Retrieval-Augmented Generation pairs a large language model with a search system. On each user turn, the app (1) embeds the query, (2) retrieves top-k relevant passages from a vector or hybrid index, (3) injects those passages into the LLM prompt, and (4) generates an answer grounded in retrieved context. RAG is the standard architecture for chatbots, copilots, and voice agents that need factual, fresh, or proprietary knowledge without fine-tuning.
Semantic Search
Semantic search retrieves results by meaning rather than exact keyword match. It uses embeddings to find documents whose content is conceptually similar to the query, even if no words overlap.
Semantic search replaces literal string matching with vector similarity: the query is embedded into the same space as the indexed documents, and the nearest neighbors are returned. A query like "how do I get my money back?" returns a document titled "Refund policy" even though they share no words. Semantic search is the retrieval layer that powers modern chatbots, voice agents, copilots, and any AI feature that answers questions from a knowledge base.
Sub-10ms Retrieval
Sub-10ms retrieval means returning search results in under ten milliseconds end-to-end. At this latency, retrieval is imperceptible to a user and fits inside a real-time voice agent turn.
Voice agents and interactive copilots have a hard latency budget of roughly 200–400ms per conversational turn for everything: speech-to-text, tool calls, LLM inference, and text-to-speech. A remote vector database adds 100–500ms per query, consuming most of the budget. Sub-10ms retrieval — achieved by loading the index in-memory on the same machine as the agent runtime — removes search from the critical path entirely. Moss is engineered around this constraint.
Vector Search
Vector search finds the items in a dataset whose embedding is closest to a query embedding, using cosine similarity or Euclidean distance. It is the mechanism underneath semantic search.

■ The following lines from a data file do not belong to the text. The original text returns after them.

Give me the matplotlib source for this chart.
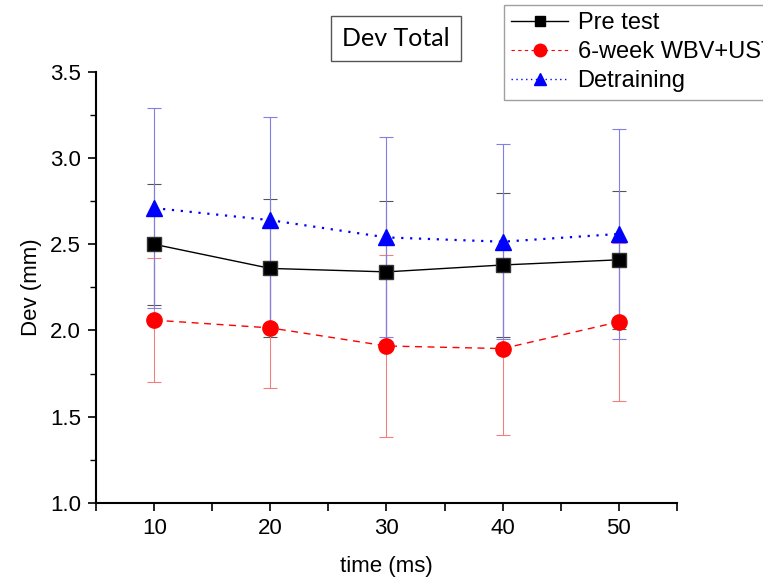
import matplotlib
matplotlib.use("Agg")
import matplotlib.pyplot as plt
from matplotlib.ticker import MultipleLocator, FormatStrFormatter
from matplotlib.lines import Line2D

time_ms = [10, 20, 30, 40, 50]
pre_mean = [2.50, 2.36, 2.34, 2.38, 2.41]
pre_sd = [0.35, 0.40, 0.41, 0.42, 0.40]
wbv_mean = [2.06, 2.015, 1.91, 1.895, 2.05]
wbv_sd = [0.36, 0.35, 0.53, 0.50, 0.46]
det_mean = [2.71, 2.64, 2.54, 2.515, 2.56]
det_sd = [0.58, 0.60, 0.58, 0.565, 0.61]
labels = ["Pre test", "6-week WBV+UST", "Detraining"]

plt.rcParams['font.family'] = ['Liberation Sans', 'DejaVu Sans']

fig = plt.figure(figsize=(7.63, 5.80), dpi=100)
ax = fig.add_axes([0.126, 0.133, 0.761, 0.743])

ax.errorbar(time_ms, pre_mean, yerr=pre_sd, fmt='none', ecolor='#555555',
            elinewidth=0.8, capsize=5, capthick=0.8, zorder=2)
ax.errorbar(time_ms, wbv_mean, yerr=wbv_sd, fmt='none', ecolor='#f08080',
            elinewidth=0.8, capsize=5, capthick=0.8, zorder=2)
ax.errorbar(time_ms, det_mean, yerr=det_sd, fmt='none', ecolor='#7f7fe6',
            elinewidth=0.8, capsize=5, capthick=0.8, zorder=2.5)

ax.plot(time_ms, pre_mean, color='black', ls='-', lw=1.0, marker='s',
        ms=10, mfc='black', mec='#333333', zorder=4)
ax.plot(time_ms, wbv_mean, color='red', ls=(0, (5, 4)), lw=1.0, marker='o',
        ms=11, mfc='red', mec='red', zorder=4)
ax.plot(time_ms, det_mean, color='blue', ls=(0, (1, 3)), lw=1.6, marker='^',
        ms=11, mfc='blue', mec='blue', zorder=4)

ax.set_xlim(5, 55)
ax.set_ylim(1.0, 3.5)
ax.xaxis.set_major_locator(MultipleLocator(10))
ax.xaxis.set_minor_locator(MultipleLocator(5))
ax.yaxis.set_major_locator(MultipleLocator(0.5))
ax.yaxis.set_minor_locator(MultipleLocator(0.25))
ax.yaxis.set_major_formatter(FormatStrFormatter('%.1f'))

for s in ['top', 'right']:
    ax.spines[s].set_visible(False)
for s in ['left', 'bottom']:
    ax.spines[s].set_linewidth(1.5)
ax.tick_params(axis='both', which='major', direction='out', length=6,
               width=1.2, labelsize=16, pad=5)
ax.tick_params(axis='y', which='minor', direction='out', length=4, width=1.0)
ax.tick_params(axis='x', which='minor', direction='out', length=6, width=1.2)

ax.set_xlabel('time (ms)', fontsize=16, labelpad=12)
ax.set_ylabel('Dev (mm)', fontsize=16, labelpad=6)

fig.text(0.519, 0.934, 'Dev Total', fontsize=18, family=['Lato', 'DejaVu Sans'],
         ha='center', va='center',
         bbox=dict(boxstyle='square,pad=0.45', fc='white', ec='#555555', lw=1.0))

handles = [
    Line2D([], [], color='black', ls='-', lw=1.0, marker='s', ms=7, mfc='black', mec='black'),
    Line2D([], [], color='red', ls=(0, (3, 3)), lw=0.8, marker='o', ms=9, mfc='red', mec='red'),
    Line2D([], [], color='blue', ls=(0, (1, 2.5)), lw=1.0, marker='^', ms=9, mfc='blue', mec='blue'),
]
leg = fig.legend(handles, labels, loc='upper left', bbox_to_anchor=(0.661, 0.991),
                 fontsize=17, frameon=True, fancybox=False, edgecolor='#888888',
                 handlelength=2.4, handletextpad=0.4, labelspacing=0.3,
                 borderpad=0.3, borderaxespad=0)
leg.get_frame().set_linewidth(1.0)

fig.savefig('out.png', dpi=100)
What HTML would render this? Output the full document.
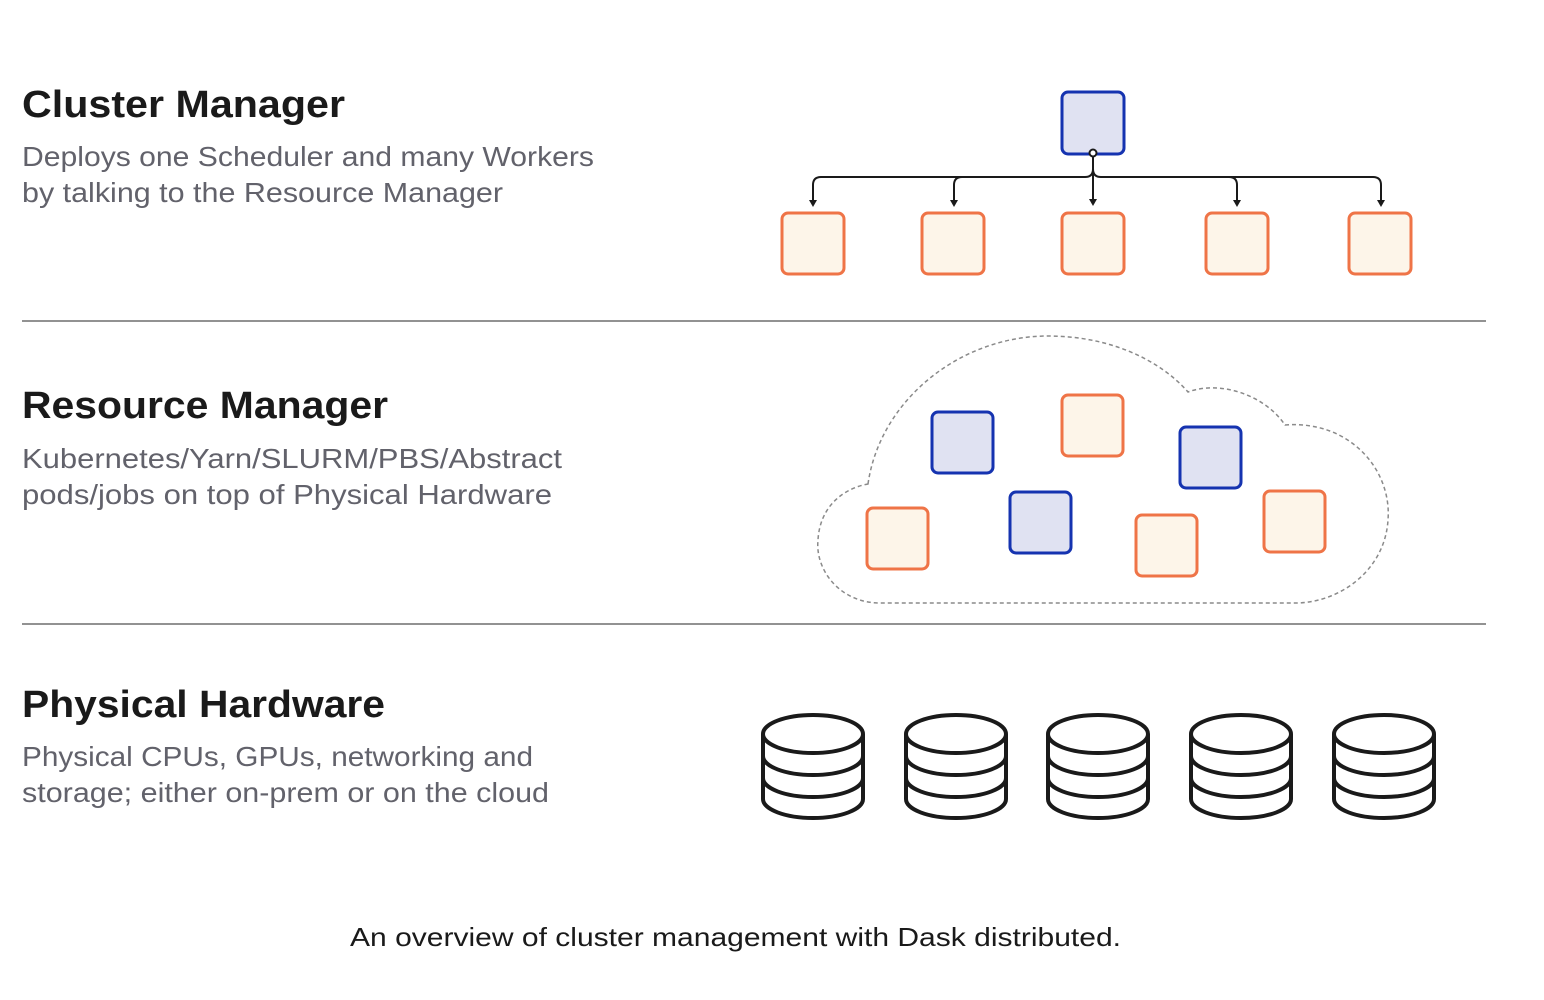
<!DOCTYPE html>
<html><head><meta charset="utf-8"><style>
html,body{margin:0;padding:0;background:#fff;}
svg{display:block;font-family:"Liberation Sans",sans-serif;}
.t{font-size:38px;font-weight:bold;fill:#1a1a1a;}
.s{font-size:28px;fill:#62626b;}
.w{fill:#fdf5e9;stroke:#ef7447;stroke-width:3;}
.b{fill:#e0e2f2;stroke:#1533b0;stroke-width:3;}
.db{fill:none;stroke:#1a1a1a;stroke-width:4;}
</style></head><body>
<svg width="1544" height="1000" viewBox="0 0 1544 1000">
<defs>
<g id="db">
<ellipse cx="0" cy="0" rx="50" ry="19" fill="none" stroke="#1a1a1a" stroke-width="4"/>
<path class="db" d="M-50 0 L-50 65 M50 0 L50 65 M-50 22 A50 19 0 0 0 50 22 M-50 44 A50 19 0 0 0 50 44 M-50 65 A50 19 0 0 0 50 65"/>
</g>
</defs>
<text class="t" x="22" y="117" textLength="323" lengthAdjust="spacingAndGlyphs">Cluster Manager</text>
<text class="s" x="22" y="166" textLength="572" lengthAdjust="spacingAndGlyphs">Deploys one Scheduler and many Workers</text>
<text class="s" x="22" y="202" textLength="481" lengthAdjust="spacingAndGlyphs">by talking to the Resource Manager</text>
<text class="t" x="22" y="418" textLength="366" lengthAdjust="spacingAndGlyphs">Resource Manager</text>
<text class="s" x="22" y="468" textLength="540" lengthAdjust="spacingAndGlyphs">Kubernetes/Yarn/SLURM/PBS/Abstract</text>
<text class="s" x="22" y="504" textLength="530" lengthAdjust="spacingAndGlyphs">pods/jobs on top of Physical Hardware</text>
<text class="t" x="22" y="717" textLength="363" lengthAdjust="spacingAndGlyphs">Physical Hardware</text>
<text class="s" x="22" y="766" textLength="511" lengthAdjust="spacingAndGlyphs">Physical CPUs, GPUs, networking and</text>
<text class="s" x="22" y="802" textLength="527" lengthAdjust="spacingAndGlyphs">storage; either on-prem or on the cloud</text>
<text x="350" y="946" font-size="26" fill="#1a1a1a" textLength="771" lengthAdjust="spacingAndGlyphs">An overview of cluster management with Dask distributed.</text>
<line x1="22" y1="321" x2="1486" y2="321" stroke="#6e6e6e" stroke-width="1.5"/>
<line x1="22" y1="624" x2="1486" y2="624" stroke="#6e6e6e" stroke-width="1.5"/>
<!-- cluster -->
<rect class="b" x="1062" y="92" width="62" height="62" rx="6"/>
<g fill="none" stroke="#1a1a1a" stroke-width="2">
<path d="M1093 156 L1093 169 Q1093 177 1085 177 L821 177 Q813 177 813 185 L813 201"/>
<path d="M1085 177 L962 177 Q954 177 954 185 L954 201"/>
<path d="M1093 169 Q1093 177 1101 177 L1373 177 Q1381 177 1381 185 L1381 201"/>
<path d="M1229 177 Q1237 177 1237 185 L1237 201"/>
<path d="M1093 169 L1093 200"/>
</g>
<g fill="#1a1a1a">
<path d="M809 200 L817 200 L813 207 Z"/>
<path d="M950 200 L958 200 L954 207 Z"/>
<path d="M1089 199 L1097 199 L1093 206 Z"/>
<path d="M1233 200 L1241 200 L1237 207 Z"/>
<path d="M1377 200 L1385 200 L1381 207 Z"/>
</g>
<circle cx="1093" cy="153" r="3.5" fill="#fff" stroke="#1a1a1a" stroke-width="2"/>
<rect class="w" x="782" y="213" width="62" height="61" rx="6"/>
<rect class="w" x="922" y="213" width="62" height="61" rx="6"/>
<rect class="w" x="1062" y="213" width="62" height="61" rx="6"/>
<rect class="w" x="1206" y="213" width="62" height="61" rx="6"/>
<rect class="w" x="1349" y="213" width="62" height="61" rx="6"/>
<!-- cloud -->
<path d="M868 484 C880 400 960 336 1048 336 C1110 336 1160 360 1188 392 C1220 380 1265 395 1285 425 C1350 420 1392 470 1388 520 C1385 570 1340 603 1295 603 L880 603 C840 603 815 570 818 540 C820 505 845 488 868 484 Z" fill="none" stroke="#8a8a8a" stroke-width="1.5" stroke-dasharray="4 3"/>
<rect class="b" x="932" y="412" width="61" height="61" rx="6"/>
<rect class="w" x="1062" y="395" width="61" height="61" rx="6"/>
<rect class="b" x="1180" y="427" width="61" height="61" rx="6"/>
<rect class="w" x="867" y="508" width="61" height="61" rx="6"/>
<rect class="b" x="1010" y="492" width="61" height="61" rx="6"/>
<rect class="w" x="1136" y="515" width="61" height="61" rx="6"/>
<rect class="w" x="1264" y="491" width="61" height="61" rx="6"/>
<!-- dbs -->
<use href="#db" x="813" y="734"/>
<use href="#db" x="956" y="734"/>
<use href="#db" x="1098" y="734"/>
<use href="#db" x="1241" y="734"/>
<use href="#db" x="1384" y="734"/>
</svg>
</body></html>
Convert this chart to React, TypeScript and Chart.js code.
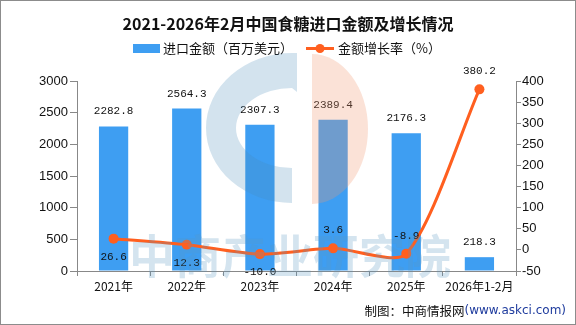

Vector search is the nearest-neighbor problem applied to embeddings. Given a query vector, the system returns the k documents whose stored vectors are closest under a distance metric (usually cosine similarity). Exact nearest-neighbor search is O(n·d); production systems use approximate algorithms (HNSW, IVF, ScaNN) to answer queries in logarithmic time with recall above 95%. "Vector search" describes the mechanism; "semantic search" describes the user-facing capability it enables.